Big Sky champions

NCAA tournament, First round
- Conference: Big Sky Conference
- Record: 25–6 (13–3 Big Sky)
- Head coach: Kermit Davis (1st season);
- Assistant coaches: Steve Barnes (1st season); James Green (1st season);
- Home arena: Kibbie Dome

= 1988–89 Idaho Vandals men's basketball team =

American college basketball season

The 1988–89 Idaho Vandals men's basketball team represented the University of Idaho during the 1988–89 NCAA Division I men's basketball season. Members of the Big Sky Conference, the Vandals were led by first-year head coach Kermit Davis and played their home games on campus at the Kibbie Dome in Moscow, Idaho.
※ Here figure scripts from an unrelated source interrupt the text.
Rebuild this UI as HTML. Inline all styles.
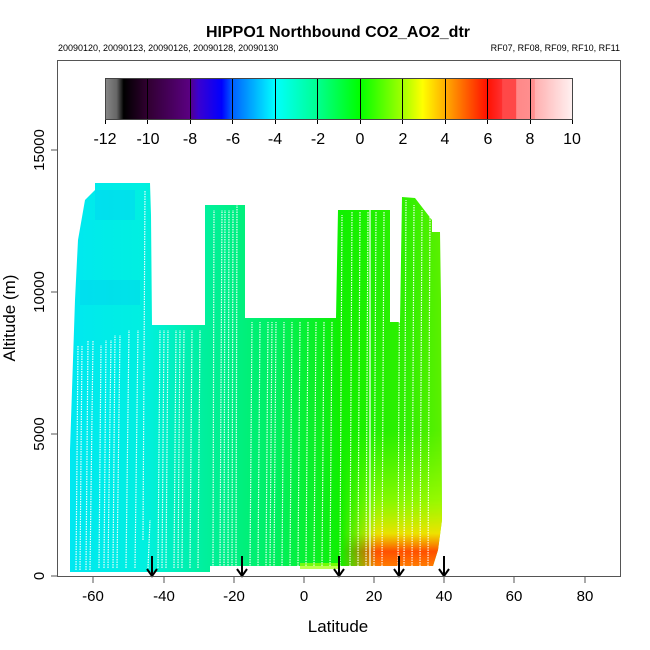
<!DOCTYPE html>
<html><head><meta charset="utf-8"><style>
body{margin:0;background:#fff}
svg{display:block;font-family:"Liberation Sans",sans-serif}
</style></head><body>
<svg width="650" height="650" xmlns="http://www.w3.org/2000/svg">
<defs>
<linearGradient id="cb" x1="105" x2="572" y1="0" y2="0" gradientUnits="userSpaceOnUse">
<stop offset="0" stop-color="#888"/>
<stop offset="0.025" stop-color="#666"/>
<stop offset="0.04" stop-color="#000"/>
<stop offset="0.09" stop-color="#300030"/>
<stop offset="0.18" stop-color="#5a0080"/>
<stop offset="0.2" stop-color="#3a00d0"/>
<stop offset="0.25" stop-color="#0000ff"/>
<stop offset="0.273" stop-color="#0060ff"/>
<stop offset="0.364" stop-color="#00ffff"/>
<stop offset="0.455" stop-color="#00ff90"/>
<stop offset="0.545" stop-color="#00ff00"/>
<stop offset="0.636" stop-color="#a0ff00"/>
<stop offset="0.68" stop-color="#ffff00"/>
<stop offset="0.727" stop-color="#ffb000"/>
<stop offset="0.818" stop-color="#ff1000"/>
<stop offset="0.85" stop-color="#ff3030"/>
<stop offset="0.851" stop-color="#ff4848"/>
<stop offset="0.88" stop-color="#ff4848"/>
<stop offset="0.881" stop-color="#ff8888"/>
<stop offset="0.92" stop-color="#ff9090"/>
<stop offset="0.921" stop-color="#ffb0b0"/>
<stop offset="0.95" stop-color="#ffc8c8"/>
<stop offset="1" stop-color="#fff0f0"/>
</linearGradient>
<linearGradient id="dg" x1="70" x2="445" y1="0" y2="0" gradientUnits="userSpaceOnUse">
<stop offset="0" stop-color="#00e8f0"/>
<stop offset="0.2" stop-color="#00f0e0"/>
<stop offset="0.35" stop-color="#00f0a0"/>
<stop offset="0.55" stop-color="#00f060"/>
<stop offset="0.72" stop-color="#10f000"/>
<stop offset="0.9" stop-color="#30f000"/>
<stop offset="1" stop-color="#60f000"/>
</linearGradient>
<linearGradient id="hot" x1="0" x2="0" y1="430" y2="568" gradientUnits="userSpaceOnUse">
<stop offset="0" stop-color="#a0ff00" stop-opacity="0"/>
<stop offset="0.5" stop-color="#c0ff00" stop-opacity="0.6"/>
<stop offset="0.75" stop-color="#ffe000" stop-opacity="0.9"/>
<stop offset="0.88" stop-color="#ff5000"/>
<stop offset="1" stop-color="#ff8000"/>
</linearGradient>
<linearGradient id="hotx" x1="340" x2="445" y1="0" y2="0" gradientUnits="userSpaceOnUse">
<stop offset="0" stop-color="#fff" stop-opacity="0"/>
<stop offset="0.35" stop-color="#fff" stop-opacity="1"/>
<stop offset="1" stop-color="#fff" stop-opacity="1"/>
</linearGradient>
<mask id="hm"><rect x="330" y="400" width="120" height="180" fill="url(#hotx)"/></mask>
</defs>
<text x="338" y="37" font-size="16" font-weight="bold" text-anchor="middle">HIPPO1 Northbound CO2_AO2_dtr</text>
<text x="58" y="51" font-size="9">20090120, 20090123, 20090126, 20090128, 20090130</text>
<text x="620" y="51" font-size="9" text-anchor="end">RF07, RF08, RF09, RF10, RF11</text>

<path d="M75,300 L78,240 L85,200 L95,190 L95,183 L150,183 L151,215 L152,325 L205,325 L205,205 L245,205 L245,318 L336,318 L338,210 L390,210 L390,322 L400,322 L402,197 L415,198 L432,220 L432,232 L440,232 L441,300 L442,520 L438,550 L433,566 L210,566 L210,572 L70,572 L70,450 Z" fill="url(#dg)"/>
<rect x="95" y="190" width="40" height="30" fill="#00d8f0" opacity="0.6"/>
<rect x="80" y="280" width="60" height="25" fill="#00d0f0" opacity="0.4"/>
<path d="M340,430 L441,430 L442,520 L438,550 L433,566 L340,566 Z" fill="url(#hot)" mask="url(#hm)"/>
<rect x="300" y="563" width="40" height="6" fill="#a0ff00" opacity="0.7"/>
<g stroke="#fff" stroke-width="1.2" stroke-dasharray="1.5 1" opacity="0.9">
<path d="M76,570 L78,345 M80,570 L82,345 M86,570 L88,340 M90,570 L93,340 M99,568 L101,345 M104,568 L106,340 M108,568 L111,340 M113,568 L115,335 M117,568 L120,335 M126,568 L129,330 M135,568 L138,330 M143,540 L145,190 M148,568 L150,520 M158,568 L160,330 M162,568 L164,330 M166,568 L168,330 M174,568 L176,330 M178,568 L180,330 M182,568 L184,330 M190,568 L192,330 M198,568 L200,330 M213,568 L214,210 M220,568 L222,210 M224,568 L225,210 M228,568 L229,210 M232,568 L233,210 M236,568 L237,205 M250,568 L252,322 M258,568 L260,322 M266,568 L268,322 M270,568 L272,322 M274,568 L276,322 M282,568 L284,322 M290,568 L292,322 M298,566 L300,322 M306,566 L308,322 M314,566 L316,322 M322,566 L324,322 M330,566 L332,322 M340,566 L342,215 M350,566 L352,212 M358,566 L360,212 M366,566 L368,212 M374,566 L376,212 M382,566 L384,212 M398,566 L400,200 M404,566 L406,200 M412,566 L414,205 M420,566 L422,210 M428,566 L430,215"/>
</g>
<line x1="370" y1="210" x2="370" y2="566" stroke="#fff" stroke-width="1.2"/>

<g stroke="#000" stroke-width="2" fill="none">
<path d="M152,556 V576 M147,569 L152,576 L157,569"/>
<path d="M242,556 V576 M237,569 L242,576 L247,569"/>
<path d="M339,556 V576 M334,569 L339,576 L344,569"/>
<path d="M399,556 V576 M394,569 L399,576 L404,569"/>
<path d="M444,556 V576 M439,569 L444,576 L449,569"/>
</g>

<rect x="57.5" y="60.5" width="563" height="516" fill="none" stroke="#555" stroke-width="1"/>
<g stroke="#555">
<path d="M93,577 V583 M164,577 V583 M234,577 V583 M304,577 V583 M374,577 V583 M444,577 V583 M514,577 V583 M585,577 V583"/>
<path d="M57,576 H51 M57,434 H51 M57,292 H51 M57,150 H51"/>
</g>
<g font-size="15" text-anchor="middle">
<text x="93" y="601">-60</text><text x="164" y="601">-40</text><text x="234" y="601">-20</text><text x="304" y="601">0</text><text x="374" y="601">20</text><text x="444" y="601">40</text><text x="514" y="601">60</text><text x="585" y="601">80</text>
</g>
<g font-size="15" text-anchor="middle">
<text transform="translate(44,576) rotate(-90)">0</text>
<text transform="translate(44,434) rotate(-90)">5000</text>
<text transform="translate(44,292) rotate(-90)">10000</text>
<text transform="translate(44,150) rotate(-90)">15000</text>
</g>
<text x="338" y="632" font-size="17" text-anchor="middle">Latitude</text>
<text transform="translate(15,318) rotate(-90)" font-size="17" text-anchor="middle">Altitude (m)</text>

<rect x="105" y="78" width="467" height="41" fill="url(#cb)"/>
<g stroke="#000" stroke-width="1">
<path d="M147.5,78 V119 M190.5,78 V119 M232.5,78 V119 M275.5,78 V119 M317.5,78 V119 M360.5,78 V119 M402.5,78 V119 M445.5,78 V119 M487.5,78 V119 M530.5,78 V119"/>
<path d="M105.5,78 V124 M572.5,78 V124 M105,119.5 H572"/>
<path d="M147.5,119 V124 M190.5,119 V124 M232.5,119 V124 M275.5,119 V124 M317.5,119 V124 M360.5,119 V124 M402.5,119 V124 M445.5,119 V124 M487.5,119 V124 M530.5,119 V124"/>
</g>
<rect x="105.5" y="78.5" width="467" height="41" fill="none" stroke="#444"/>
<g font-size="16" text-anchor="middle">
<text x="105" y="144">-12</text><text x="148" y="144">-10</text><text x="190" y="144">-8</text><text x="233" y="144">-6</text><text x="275" y="144">-4</text><text x="318" y="144">-2</text><text x="360" y="144">0</text><text x="403" y="144">2</text><text x="445" y="144">4</text><text x="488" y="144">6</text><text x="530" y="144">8</text><text x="572" y="144">10</text>
</g>
</svg>
</body></html>
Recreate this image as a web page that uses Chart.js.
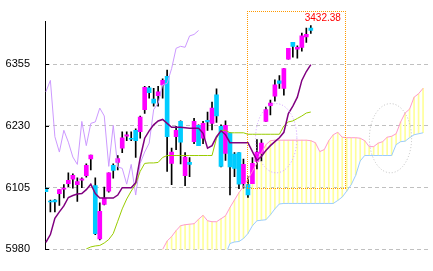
<!DOCTYPE html>
<html>
<head>
<meta charset="utf-8">
<script src="https://cdn.jsdelivr.net/npm/chart.js@4.4.1/dist/chart.umd.min.js"></script>
<style>
html, body { margin: 0; padding: 0; background: #ffffff; }
</style>
</head>
<body>
<canvas id="chart" width="433" height="271"></canvas>
<script>
// daily candles, oldest first
const opens = [6104, 6078, 6080, 6093, 6102, 6113, 6122, 6111, 6120, 6129,
    6163, 6109, 6001, 6071, 6098, 6150, 6156, 6185, 6209, 6205,
    6221, 6218, 6263, 6307, 6284, 6291, 6313, 6330, 6154, 6208,
    6239, 6129, 6156, 6198, 6231, 6205, 6241, 6235, 6293, 6229,
    6174, 6216, 6173, 6176, 6113, 6111, 6113, 6158, 6174, 6239,
    6271, 6290, 6321, 6306, 6365, 6399, 6385, 6389, 6410, 6428];
const closes = [6097, 6076, 6076, 6101, 6104, 6120, 6130, 6117, 6123, 6150,
    6171, 6012, 6057, 6084, 6135, 6140, 6164, 6206, 6212, 6203,
    6200, 6248, 6308, 6297, 6276, 6299, 6322, 6208, 6177, 6221,
    6197, 6167, 6152, 6239, 6190, 6235, 6238, 6266, 6250, 6148,
    6231, 6147, 6144, 6112, 6152, 6090, 6154, 6177, 6195, 6263,
    6276, 6313, 6316, 6346, 6387, 6391, 6389, 6412, 6415, 6423];
const highs = [6104, 6080, 6081, 6101, 6111, 6135, 6133, 6125, 6125, 6153,
    6171, 6125, 6074, 6106, 6135, 6153, 6170, 6218, 6218, 6218,
    6224, 6250, 6310, 6310, 6306, 6310, 6325, 6343, 6185, 6229,
    6240, 6176, 6166, 6245, 6232, 6239, 6258, 6278, 6305, 6232,
    6240, 6216, 6176, 6176, 6163, 6127, 6166, 6202, 6202, 6268,
    6282, 6323, 6332, 6346, 6387, 6399, 6392, 6418, 6428, 6433];
const lows = [6097, 6056, 6056, 6069, 6084, 6107, 6104, 6077, 6105, 6126,
    6141, 6010, 5999, 6070, 6096, 6124, 6141, 6176, 6200, 6200,
    6166, 6205, 6255, 6286, 6270, 6270, 6286, 6138, 6111, 6182,
    6153, 6109, 6127, 6194, 6190, 6194, 6221, 6222, 6237, 6147,
    6160, 6090, 6127, 6103, 6104, 6085, 6113, 6143, 6159, 6239,
    6252, 6280, 6306, 6292, 6365, 6369, 6367, 6381, 6399, 6417];

// ichimoku lines
const conversionLine = [5994, 6010, 6043, 6056, 6068, 6085, 6089, 6092, 6093, 6101,
    6112, 6093, 6084, 6084, 6084, 6084, 6090, 6105, 6105, 6105,
    6115, 6165, 6205, 6220, 6232, 6240, 6243, 6235, 6227, 6227,
    6227, 6226, 6225, 6225, 6225, 6215, 6185, 6190, 6208, 6220,
    6212, 6196, 6196, 6196, 6196, 6196, 6178, 6160, 6168, 6180,
    6190, 6198, 6206, 6217, 6255, 6270, 6288, 6322, 6340, 6354];
const baseLine = [null, null, null, null, null, null, null, null, null, 5981,
    5985, 5987, 5988, 5993, 6000, 6012, 6037, 6062, 6082, 6098,
    6112, 6138, 6154, 6155, 6155, 6156, 6166, 6170, 6170, 6170,
    6170, 6170, 6170, 6170, 6170, 6170, 6170, 6170, 6205, 6221,
    6221, 6216, 6216, 6216, 6216, 6213, 6213, 6213, 6213, 6213,
    6213, 6213, 6213, 6230, 6238, 6240, 6245, 6250, 6256, 6258];
const laggingSpan = [6299, 6322, 6208, 6177, 6221, 6197, 6167, 6152, 6239, 6190,
    6235, 6238, 6266, 6250, 6148, 6231, 6147, 6144, 6112, 6152,
    6090, 6154, 6177, 6195, 6263, 6276, 6313, 6316, 6346, 6387,
    6391, 6389, 6412, 6415, 6423];
const leadingSpanA = [5980, 5997, 6006, 6018, 6028, 6030, 6031, 6032, 6041, 6049,
    6038, 6036, 6036, 6042, 6048, 6065, 6080, 6095, 6107, 6122,
    6138, 6155, 6175, 6192, 6200, 6201, 6201, 6201, 6201, 6201,
    6201, 6201, 6201, 6200, 6196, 6178, 6182, 6200, 6212, 6217,
    6207, 6206, 6206, 6206, 6205, 6200, 6188, 6188, 6195, 6198,
    6207, 6209, 6214, 6238, 6256, 6264, 6288, 6295, 6306];
const leadingSpanB = [5960, 5960, 5960, 5960, 5960, 5960, 5960, 5960, 5960, 5960,
    5960, 5960, 5960, 5960, 5970, 5992, 5995, 5996, 6002, 6012,
    6028, 6038, 6039, 6040, 6050, 6062, 6072, 6073, 6073, 6073,
    6073, 6073, 6073, 6073, 6073, 6073, 6073, 6073, 6073, 6079,
    6086, 6098, 6111, 6130, 6159, 6170, 6170, 6170, 6170, 6170,
    6170, 6170, 6192, 6198, 6199, 6206, 6212, 6214, 6216];
const cloudStart = 26;

const tickValues = [5980, 6105, 6230, 6355];
const lastPriceText = '3432.38';

// annotations, in index / price units
const highlightBox = { from: 44.85, to: 66.7, low: 6105, high: 6462 };
const priceTag = { x: 65.7, y: 6442 };
const rings = [
    { x: 51.3, y: 6205, rx: 4.6, ry: 70, color: '#cc99ff' },
    { x: 76.75, y: 6205, rx: 4.7, ry: 70, color: '#bdbdbd' }
];

const upColor = '#ff00ff';
const downColor = '#00ccff';

const candleBodies = opens.map((o, i) => ({ x: i, y: [o, closes[i]] }));
const candleWicks = opens.map((o, i) => ({ x: i, y: [lows[i], highs[i]] }));
const bodyColors = opens.map((o, i) => closes[i] >= o ? upColor : downColor);
const cloudBars = leadingSpanA.map((a, k) => ({ x: k + cloudStart, y: [leadingSpanB[k], a] }));

const toPoints = (arr, shift) => arr.map((v, i) => ({ x: i + shift, y: v }));

const overlay = {
    id: 'overlay',
    afterDatasetsDraw(chart) {
        const { ctx, chartArea } = chart;
        const x = chart.scales.x;
        const y = chart.scales.y;
        ctx.save();

        // small ticks on the inside of the axis
        ctx.strokeStyle = '#000000';
        ctx.lineWidth = 1;
        tickValues.forEach(v => {
            const py = Math.round(y.getPixelForValue(v)) + 0.5;
            ctx.beginPath();
            ctx.moveTo(chartArea.left, py);
            ctx.lineTo(chartArea.left + 4, py);
            ctx.stroke();
        });

        // dotted orange box, one pixel per dot
        const bx1 = Math.round(x.getPixelForValue(highlightBox.from));
        const bx2 = Math.round(x.getPixelForValue(highlightBox.to));
        const by1 = Math.round(y.getPixelForValue(highlightBox.high));
        const by2 = Math.round(y.getPixelForValue(highlightBox.low));
        ctx.fillStyle = '#ff9900';
        for (let px = bx1; px <= bx2; px += 2) {
            ctx.fillRect(px, by1, 1, 1);
            ctx.fillRect(px, by2, 1, 1);
        }
        for (let py = by1; py <= by2; py += 2) {
            ctx.fillRect(bx1, py, 1, 1);
            ctx.fillRect(bx2, py, 1, 1);
        }

        // dotted rings
        ctx.setLineDash([1, 2]);
        rings.forEach(r => {
            const cx = x.getPixelForValue(r.x);
            const cy = y.getPixelForValue(r.y);
            const rx = Math.abs(x.getPixelForValue(r.x + r.rx) - cx);
            const ry = Math.abs(y.getPixelForValue(r.y + r.ry) - cy);
            ctx.strokeStyle = r.color;
            ctx.beginPath();
            ctx.ellipse(cx, cy, rx, ry, 0, 0, Math.PI * 2);
            ctx.stroke();
        });
        ctx.setLineDash([]);

        // price label
        ctx.fillStyle = '#ff0000';
        ctx.font = '10px "Liberation Sans", Arial, sans-serif';
        ctx.textAlign = 'right';
        ctx.textBaseline = 'alphabetic';
        ctx.fillText(lastPriceText, x.getPixelForValue(priceTag.x), y.getPixelForValue(priceTag.y));

        ctx.restore();
    }
};

const lineStyle = { type: 'line', pointRadius: 0, borderWidth: 1, tension: 0, fill: false, spanGaps: false };

new Chart(document.getElementById('chart'), {
    type: 'bar',
    data: {
        datasets: [
            Object.assign({}, lineStyle, { label: 'tenkan', data: toPoints(conversionLine, 0), borderColor: '#800080', borderWidth: 1.5, order: 0 }),
            Object.assign({}, lineStyle, { label: 'kijun', data: toPoints(baseLine, 0), borderColor: '#99cc00', order: 1 }),
            Object.assign({}, lineStyle, { label: 'chikou', data: toPoints(laggingSpan, 0), borderColor: '#cc99ff', order: 2 }),
            Object.assign({}, lineStyle, { label: 'senkouA', data: toPoints(leadingSpanA, cloudStart), borderColor: '#ff99cc', order: 3 }),
            Object.assign({}, lineStyle, { label: 'senkouB', data: toPoints(leadingSpanB, cloudStart), borderColor: '#99ccff', order: 3 }),
            { label: 'body', data: candleBodies, backgroundColor: bodyColors, barThickness: 4, minBarLength: 1, grouped: false, order: 4 },
            { label: 'wick', data: candleWicks, backgroundColor: '#000000', barThickness: 1, grouped: false, order: 5 },
            { label: 'cloud', data: cloudBars, backgroundColor: '#ffff99', barThickness: 1, grouped: false, order: 6 }
        ]
    },
    options: {
        responsive: false,
        animation: false,
        devicePixelRatio: 1,
        events: [],
        layout: { padding: { top: 20, right: 5, bottom: 14, left: 0 } },
        plugins: { legend: { display: false }, tooltip: { enabled: false } },
        scales: {
            x: {
                type: 'linear',
                display: false,
                min: -0.2,
                max: 85.1,
                offset: false
            },
            y: {
                min: 5980,
                max: 6441,
                afterBuildTicks: scale => {
                    scale.ticks = tickValues.map(v => ({ value: v }));
                },
                afterFit: scale => {
                    scale.width = 45;
                },
                grid: { color: '#c0c0c0', lineWidth: 1, drawTicks: false },
                border: { color: '#000000', width: 1, dash: [4, 3] },
                ticks: {
                    color: '#000000',
                    padding: 15,
                    callback: v => String(v),
                    font: { family: '"Liberation Sans", Arial, sans-serif', size: 11 }
                }
            }
        }
    },
    plugins: [overlay]
});
</script>
</body>
</html>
The Vandals were 23–5 overall in the regular season and 13–3 in conference play, co-champions in the standings with Boise State; the teams split their late-season series. At the conference tournament in Boise, the Vandals again earned a bye into the semifinals, where they beat Montana by 21 points. In the final against Boise State, Idaho defeated the host team by seven to earn its first NCAA berth in seven years.

Seeded thirteenth in the West region, Idaho met fourth-seed #15 UNLV back in Boise and lost by twelve.

==Postseason result==

| Date time, TV | Rank^{#} | Opponent^{#} | Result | Record | Site (attendance) city, state |
Big Sky tournament
| Fri, March 10 6:07 pm | (2) | vs. (3) Montana Semifinal | W 77–56 | 24–5 | BSU Pavilion (8,500) Boise, Idaho |
| Sat, March 11 8:07 pm, ESPN | (2) | at (1) Boise State Final | W 59–52 | 25–5 | BSU Pavilion (11,576) Boise, Idaho |
NCAA tournament
| Thu, March 16 6:07 pm, CBS | (13W) | vs. (4W) No. 15 UNLV First round | L 56–68 | 25–6 | BSU Pavilion (12,241) Boise, Idaho |
*Non-conference game. ^{#}Rankings from AP poll. (#) Tournament seedings in parentheses. All times are in Pacific time.